While a project manager is frequently called upon for their planning ability, the real skill we want from project managers is their ability to communicate. The job of a project manager is to align the team doing the work, with the organization goals driving the work, with the management and leadership teams trying to understand the work, while juggling all the constraints like budgets, timelines, and the endlessly changing expectations for the project. A good project manager is worth their weight in gold. A bad one will cost their weight in gold.

Mark was hired on as a contractor, reporting to Tegan. Tegan was fresh out of business school, complete with an MBA and a variety of project-management training certifications. Unfortunately for Mark and the rest of the team, and especially unfortunately for Tegan, she had absolutely no real world experience. To make matters worse, this wasn't just a software project: they were working on a system which matched newly developed software with newly designed mechanics and custom build control electronics. A group of experienced software engineers, mechanical engineers, and electrical engineers all found themselves reporting to a bright and shiny MBA. It's a role that she probably could have grown into, but management saw all the acronyms she continuously put after her name, and decided she could just take the whole thing over with no real guidance.

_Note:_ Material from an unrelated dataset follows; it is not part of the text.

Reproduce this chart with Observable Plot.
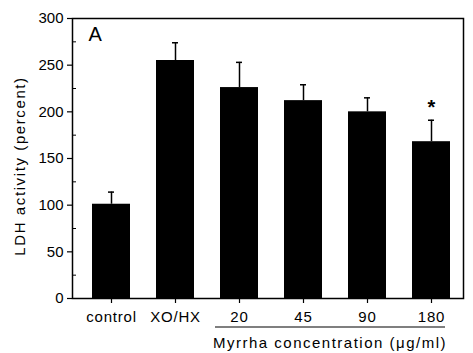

It went badly pretty much from the beginning. Tegan was not a talented communicator. For example, Mark's team needed to know: on what timeline were the electrical engineers going to deliver the first prototypes, so the software team could start running bench tests of their software? Tegan's response was a fortune cookie message about balancing the complicated pipelines and lanes on the Gantt chart and hitting all of their milestones; like a fortune cookie, it was vague, important sounding, but ultimately empty.

Of course, the natural reaction amongst the engineers was to just route around the damage: the various teams could talk to each other just fine without going through Tegan. That, unfortunately, did not go over well with management. Tegan, as the project manager, was their insight into the project. They needed her in the loop on everything. And she couldn't just be informed, she had an MBA. She needed to be making decisions. But she was unqualified to make those decisions, which meant the project gradually ground to a halt. Tegan's emails got more vague, her meetings got longer but accomplished less, and after a certain point, she just stopped replying to key email threads.

The first few days of radio silence seemed like a gift. But as time passed and Tegan seemed uninterested or unable to reply to any of the questions the team had for her, the project started to flounder. The engineering teams escalated this problem to management. Management presumably went back to Tegan. At some point, feeling the weight of everything going wrong around her, Tegan sent out this email, which is definitely the best and clearest communication she managed during the project. It's arguably the clearest, and most accurate communication one could make in this situation:

Team,
I understand all the issues but there are complex interrelations that must be worked out. I am currently constipated on each issue and will let you know when there is movement.

  • Tegan
    MBA, CAPM, PMP

Her email cost the project many person-hours as all the engineering teams took a break to have a good laugh about the project manager admitting, in writing, that she was full of crap.

There was, eventually, movement. Tegan moved on to a new position at a different company. Her replacement, Pam, wasn't a new hire, but instead a transfer from another department. She wasn't a great project manager, certainly not worth her weight in gold, but she had enough experience to avoid the worst mistakes, and most important: she was good at regular communication in order to keep things moving.